How does this type of loop work: `for (; x++;);`

Question

How does this type of loop work and why is it printing x=1; instead x=3 ?

#include <stdio.h>
#include <stdlib.h>

int main() {
    char x = 2;
    for (; x++;);
    printf("x=%d", x);
}

Answer 1

for(;x++;);

This is a loop with no body.
It will stop when x++ evaluates to False (0).
Because x starts at 2, and has type char, it will (most likely) increment to +127, then wrap around to -128, then increment to up to 0, when the loop finally ends.

(As the commenters point out, wrap-around on signed types is not part of the spec, and is technically implementation-defined behavior. But most common implementations do wrap around in a predictable fashion.)

When the loop is finally done, the value of x is 1, due to the post-increment, and the value will be printed out.

The final output will be: x=1

Answer 2

After Int is corrected to int, the loop for(;x++;); will execute the null statement ; until x++ evaluates as false (zero).

Since x starts at two, it is incremented to three, then four, and so on. This continues until x reaches the maximum value of a char. Then adding one yields a value that char cannot represent.¹ This number is then converted to char for storing in x.

If char is unsigned, this conversion wraps to zero, so zero is stored in x. If char is signed, the result of the conversion is implementation-defined (or a signal is raised). A typical result is to wrap to the minimum char value, commonly −128. In this case, the loop then proceeds to increment x through −127, −126, and so on, until it reaches zero.

Thus, in either of the common cases above, x eventually reaches zero. Then the next evaluation of x++ increments x to one and evaluates to zero. Then the loop exits, and printf("x=%d",x); prints “x=1”.

Other behaviors are possible. For example, a C implementation could define the conversion of an out-of-range value to char to produce 127, and then the loop would not terminate. (Interestingly, though, the rule in C 2018 6.8.5 6 allows a compiler to assume the loop terminates, even though actually executing it would not.)

Footnote

¹ The arithmetic is done in the int type, so it does not overflow (except in hypothetical bizarre C implementations where char is the same width as int).
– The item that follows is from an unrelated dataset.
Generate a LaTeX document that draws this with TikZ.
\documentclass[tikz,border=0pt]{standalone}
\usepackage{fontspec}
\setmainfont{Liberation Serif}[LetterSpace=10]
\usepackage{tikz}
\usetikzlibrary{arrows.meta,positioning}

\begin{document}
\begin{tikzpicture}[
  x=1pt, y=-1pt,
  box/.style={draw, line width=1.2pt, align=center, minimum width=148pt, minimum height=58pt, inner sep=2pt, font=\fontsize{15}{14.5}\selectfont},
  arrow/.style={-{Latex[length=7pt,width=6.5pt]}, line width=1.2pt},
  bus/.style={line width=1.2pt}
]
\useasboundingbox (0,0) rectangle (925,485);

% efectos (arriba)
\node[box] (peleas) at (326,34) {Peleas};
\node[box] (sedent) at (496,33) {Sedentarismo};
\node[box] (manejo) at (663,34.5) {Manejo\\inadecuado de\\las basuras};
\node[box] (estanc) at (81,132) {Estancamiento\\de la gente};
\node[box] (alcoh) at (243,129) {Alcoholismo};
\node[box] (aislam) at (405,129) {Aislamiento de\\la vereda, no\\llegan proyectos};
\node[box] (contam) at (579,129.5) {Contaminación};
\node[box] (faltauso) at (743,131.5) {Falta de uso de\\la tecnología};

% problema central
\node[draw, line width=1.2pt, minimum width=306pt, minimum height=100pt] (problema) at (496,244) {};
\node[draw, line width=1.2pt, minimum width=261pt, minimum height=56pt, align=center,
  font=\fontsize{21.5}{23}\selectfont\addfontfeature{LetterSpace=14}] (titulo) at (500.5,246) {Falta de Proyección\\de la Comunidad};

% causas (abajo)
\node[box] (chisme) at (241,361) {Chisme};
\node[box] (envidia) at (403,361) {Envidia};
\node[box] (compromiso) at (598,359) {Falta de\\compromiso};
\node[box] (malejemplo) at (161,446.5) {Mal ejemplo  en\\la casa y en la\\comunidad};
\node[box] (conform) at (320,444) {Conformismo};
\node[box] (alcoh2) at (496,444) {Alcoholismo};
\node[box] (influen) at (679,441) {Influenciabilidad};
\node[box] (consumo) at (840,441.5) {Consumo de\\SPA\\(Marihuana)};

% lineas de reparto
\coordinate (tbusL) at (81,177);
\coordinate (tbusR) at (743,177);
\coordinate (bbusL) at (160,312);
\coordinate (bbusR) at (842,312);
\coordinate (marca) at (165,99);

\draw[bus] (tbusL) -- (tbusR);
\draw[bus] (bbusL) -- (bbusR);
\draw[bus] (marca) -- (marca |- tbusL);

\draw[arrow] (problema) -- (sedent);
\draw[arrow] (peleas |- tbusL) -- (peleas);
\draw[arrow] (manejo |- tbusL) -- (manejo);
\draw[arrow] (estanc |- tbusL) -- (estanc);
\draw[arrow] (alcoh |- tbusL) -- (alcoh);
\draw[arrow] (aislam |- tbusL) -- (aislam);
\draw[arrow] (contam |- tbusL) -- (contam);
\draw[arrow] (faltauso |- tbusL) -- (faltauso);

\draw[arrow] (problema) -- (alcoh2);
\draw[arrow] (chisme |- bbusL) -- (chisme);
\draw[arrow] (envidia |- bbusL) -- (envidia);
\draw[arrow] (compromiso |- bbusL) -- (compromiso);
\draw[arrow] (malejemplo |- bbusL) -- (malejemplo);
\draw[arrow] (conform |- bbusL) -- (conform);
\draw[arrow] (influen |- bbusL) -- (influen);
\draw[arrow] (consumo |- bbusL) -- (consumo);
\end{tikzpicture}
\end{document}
In specifying the postfix ++ operator, C 2018 6.5.2.4 2 refers to the additive and assignment operators, which promote char operands to int.

Answer 3

This code relies on overflow behaviour, and I think with signed types (which char possibly can be) this is undefined behaviour.
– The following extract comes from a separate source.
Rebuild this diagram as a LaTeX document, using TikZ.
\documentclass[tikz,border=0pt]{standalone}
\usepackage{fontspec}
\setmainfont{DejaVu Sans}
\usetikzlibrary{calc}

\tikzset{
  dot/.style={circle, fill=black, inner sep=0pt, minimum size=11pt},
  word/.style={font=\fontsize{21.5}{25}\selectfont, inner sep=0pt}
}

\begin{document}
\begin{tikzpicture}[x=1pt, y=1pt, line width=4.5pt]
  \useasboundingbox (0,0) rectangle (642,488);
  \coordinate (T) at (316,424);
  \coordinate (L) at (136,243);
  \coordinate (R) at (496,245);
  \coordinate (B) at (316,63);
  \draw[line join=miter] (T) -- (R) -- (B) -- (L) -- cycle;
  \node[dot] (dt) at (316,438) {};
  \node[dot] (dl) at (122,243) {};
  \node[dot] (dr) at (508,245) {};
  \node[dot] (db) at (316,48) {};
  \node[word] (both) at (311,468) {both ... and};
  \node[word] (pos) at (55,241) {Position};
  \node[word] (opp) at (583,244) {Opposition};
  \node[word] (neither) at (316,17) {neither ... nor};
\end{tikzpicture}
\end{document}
But if it isn't, the following works:

char x=2;

x gets assigned 2.

for(;x++;);

This is a loop with an empty method body and its break condition x++. You could as well write while (x++);.

It loops, doing nothing but incrementing x, until x evaluates "false" (0) before incrementing:

• It gets the value (2) and increments. This value is != 0, so repeat.
• It gets the value (3) and increments. This value is != 0, so repeat.
• It gets the value (4) and increments. This value is != 0, so repeat.
• ...
• It gets the value (127) and increments. This value is != 0, so repeat.
• It gets the value (128 if unsigned, -128 if signed AND the overflow behaviour is "two-s complement") and increments. This value is != 0, so repeat.
• It gets the value (255 if unsigned, -1 if signed) and increments. This value is != 0, so repeat.
• It gets the value (0) and increments. The value is == 0, so break the loop.
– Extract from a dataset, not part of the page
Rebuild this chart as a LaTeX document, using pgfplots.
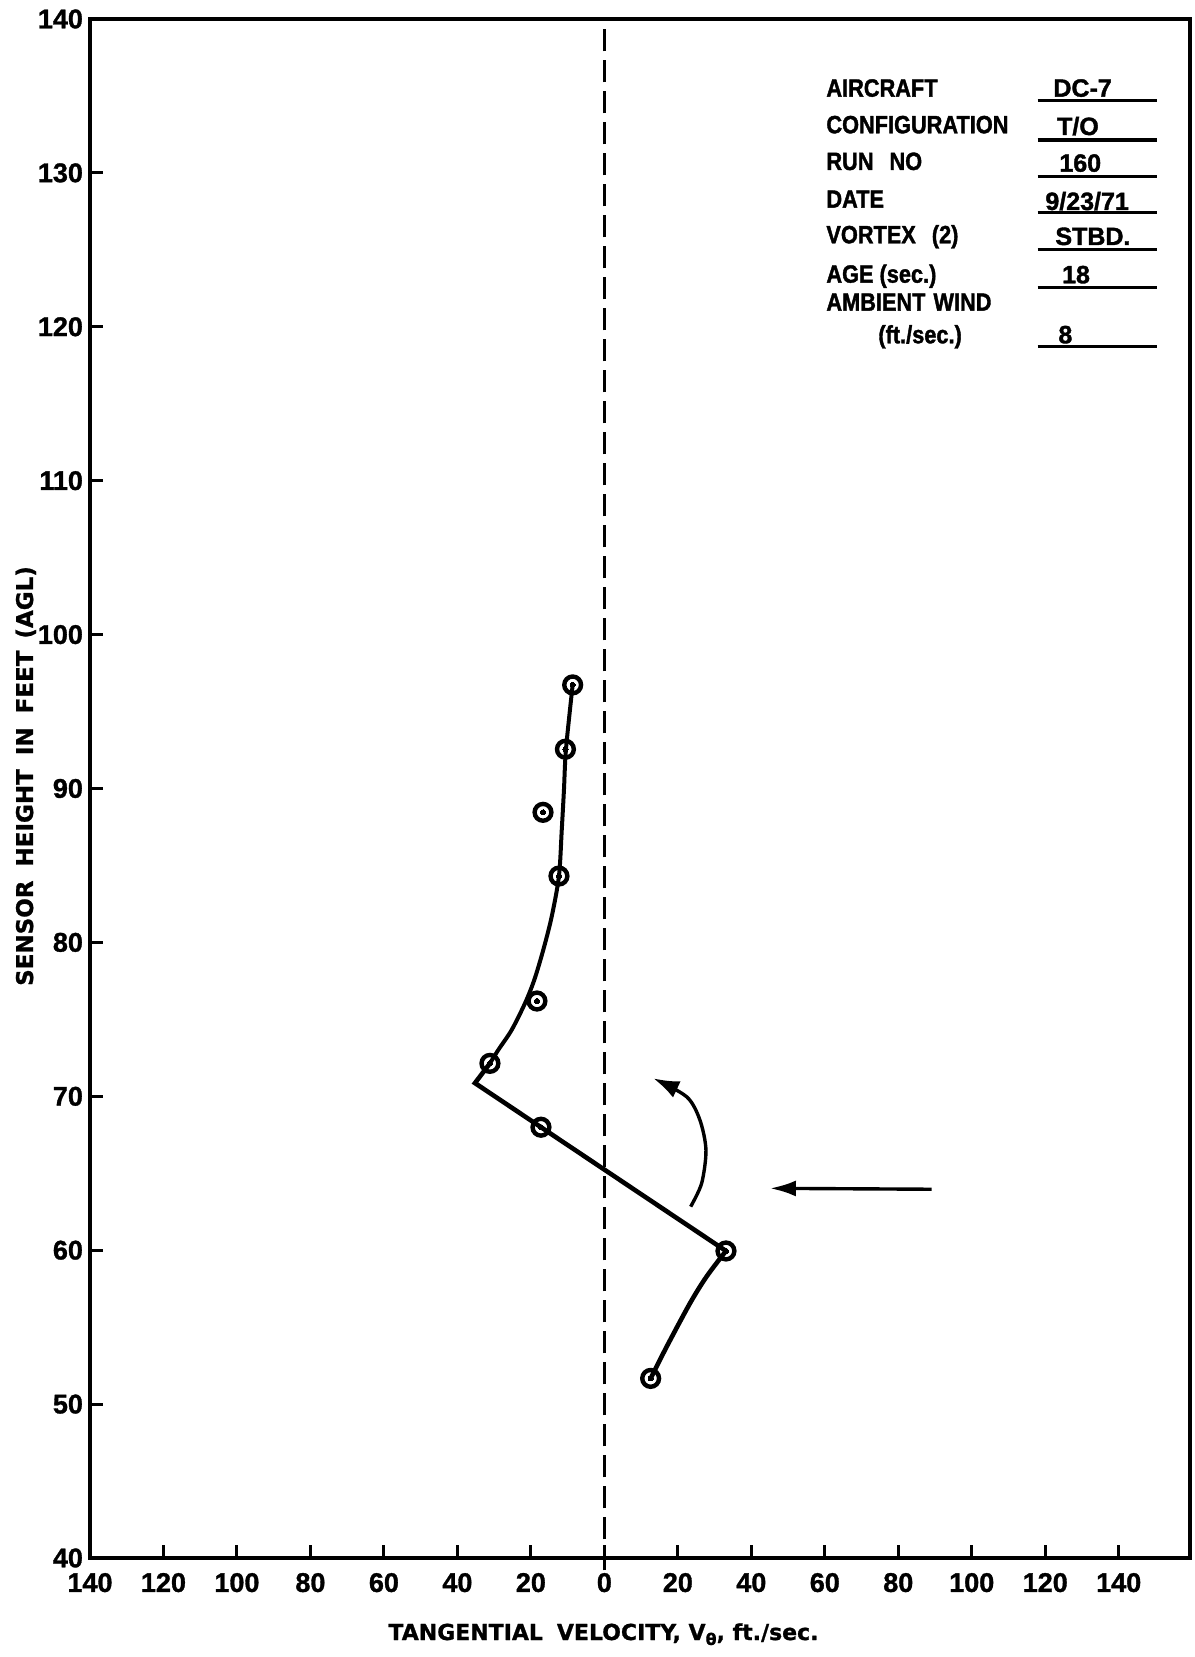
\documentclass[border=0pt]{standalone}
\usepackage{pgfplots}
\pgfplotsset{compat=1.18}
\usetikzlibrary{arrows.meta}
\usepackage{fontspec}
\setmainfont{Liberation Sans}[BoldFeatures={FakeBold=1.2}]
\newfontfamily\tabfont{Liberation Sans}[FakeStretch=0.87, BoldFeatures={FakeBold=1.5}]
\newfontfamily\valfont{Liberation Sans}[BoldFeatures={FakeBold=1.5}]
\newfontfamily\labfont{DejaVu Sans}[BoldFeatures={FakeBold=1.0}]

\begin{document}
\begin{tikzpicture}
\useasboundingbox (-45pt,-49.5pt) rectangle (552pt,779pt);
\begin{axis}[
 at={(0pt,0pt)}, anchor=south west, scale only axis,
 width=550pt, height=769.5pt,
 xmin=-140, xmax=159.4, ymin=40, ymax=140,
 xtick={-140,-120,...,140},
 xticklabels={140,120,100,80,60,40,20,0,20,40,60,80,100,120,140},
 ytick={40,50,...,140},
 yticklabels={40,50,60,70,80,90,100,110,120,130,140},
 tick pos=left, tick align=inside,
 major tick length=6.5pt,
 tick style={line width=1.5pt, black},
 axis line style={line width=2pt},
 ticklabel style={font=\fontsize{13.5}{13.5}\selectfont\bfseries},
 xticklabel style={yshift=-4pt},
 clip=false,
]
% zero line
\addplot[black, line width=1.5pt, dash pattern=on 11pt off 4.5pt] coordinates {(0,39.2) (0,139.5)};
% upper curve
\addplot[black, smooth, line width=2pt] coordinates {
 (-8.63,96.73) (-10.45,92.55) (-11.0,89.9) (-11.6,87.3) (-12.36,84.31)
 (-14.34,81.67) (-16.63,79.51) (-19.08,77.56) (-21.61,76.04) (-25.23,74.31)
 (-28.88,73.01) (-31.14,72.14)};
% kink and straight segment
\addplot[black, line width=2.3pt, line join=miter] coordinates {
 (-31.14,72.14) (-35.22,70.86) (33.1,59.95)};
% lower segment
\addplot[black, smooth, line width=2.3pt] coordinates {
 (33.1,59.95) (27.8,58.28) (23.3,56.55) (16.96,53.73) (12.6,51.67)};
% rotation arrow
\addplot[black, smooth, line width=1.7pt, -{Latex[length=13pt,width=9pt]}] coordinates {
 (23.49,62.83) (26.48,64.35) (27.65,66.51) (26.0,68.46) (22.4,69.97) (13.3,71.17)};
% wind arrow
\addplot[black, line width=1.7pt, -{Latex[length=13pt,width=8pt]}] coordinates {(89.1,63.96) (45.07,64.02)};
% data points
\addplot[only marks, mark=o, mark size=4.2pt, mark options={line width=2.2pt, fill=white, draw=black}] coordinates {
 (-8.63,96.73) (-10.6,92.55) (-16.7,88.45) (-12.36,84.31) (-18.35,76.19)
 (-31.14,72.14) (-17.26,67.99) (33.1,59.95) (12.6,51.67)};
\addplot[only marks, mark=*, mark size=1.3pt, mark options={fill=black, draw=black, line width=0pt}] coordinates {
 (-8.63,96.73) (-10.6,92.55) (-16.7,88.45) (-12.36,84.31) (-18.35,76.19)
 (-31.14,72.14) (-17.26,67.99) (33.1,59.95) (12.6,51.67)};
\end{axis}
\begin{scope}[x=0.5pt,y=-0.5pt,shift={(-45pt,779pt)}]
 % axis labels
 \node[anchor=base, inner sep=0, font=\labfont\fontsize{11}{12}\selectfont\bfseries]
   at (603.5,1640) {TANGENTIAL\hspace{7pt}VELOCITY, V\raisebox{-2.5pt}{\fontsize{8}{8}\selectfont θ}, ft./sec.};
 \node[anchor=base, rotate=90, inner sep=0, font=\labfont\fontsize{11.5}{12}\selectfont\bfseries]
   at (33,776) {SENSOR\hspace{7pt}HEIGHT\hspace{7pt}IN\hspace{7pt}FEET\hspace{6pt}(AGL)};
 % info table
 \begin{scope}[every node/.style={anchor=base west, inner sep=0, font=\tabfont\fontsize{12.5}{13}\selectfont\bfseries}]
  \node at (826,96.7) {AIRCRAFT};
  \node at (826,133.3) {CONFIGURATION};
  \node at (826,170) {RUN\hspace{8pt}NO};
  \node at (826,207.7) {DATE};
  \node at (826,243.3) {VORTEX\hspace{8pt}(2)};
  \node at (826,282.7) {AGE (sec.)};
  \node at (826,310.7) {AMBIENT\hspace{4pt}WIND};
  \node at (878,343.3) {(ft./sec.)};
 \end{scope}
 \begin{scope}[every node/.style={anchor=base west, inner sep=0, font=\valfont\fontsize{12.5}{13}\selectfont\bfseries}]
  \node at (1053,96.7) {DC-7};
  \node at (1056.7,135) {T/O};
  \node at (1059,171.7) {160};
  \node at (1045,210) {9/23/71};
  \node at (1055,245) {STBD.};
  \node at (1061.7,283.3) {18};
  \node at (1058,343.3) {8};
 \end{scope}
 \foreach \yy in {100.7,140,176.7,212.7,249.3,287.7,346.7}
   \draw[line width=1.6pt] (1037.7,\yy) -- (1156.7,\yy);
\end{scope}
\end{tikzpicture}
\end{document}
That last increment makes x have the value 1.

Thus,

printf("x=%d",x);

prints x=1.

Answer 4

char uses one byte of memory. So, its range is from -128 to 127.

char x=2;
for(;x++;);

This loop will run for values x = {2, 3, ..., 127, -128, -127, ..., -1, 0}.

As soon as x becomes 0, the condition check will stop the loop but the increment will also take place.

Hence, 0 becomes 1 and hence 1 will be printed.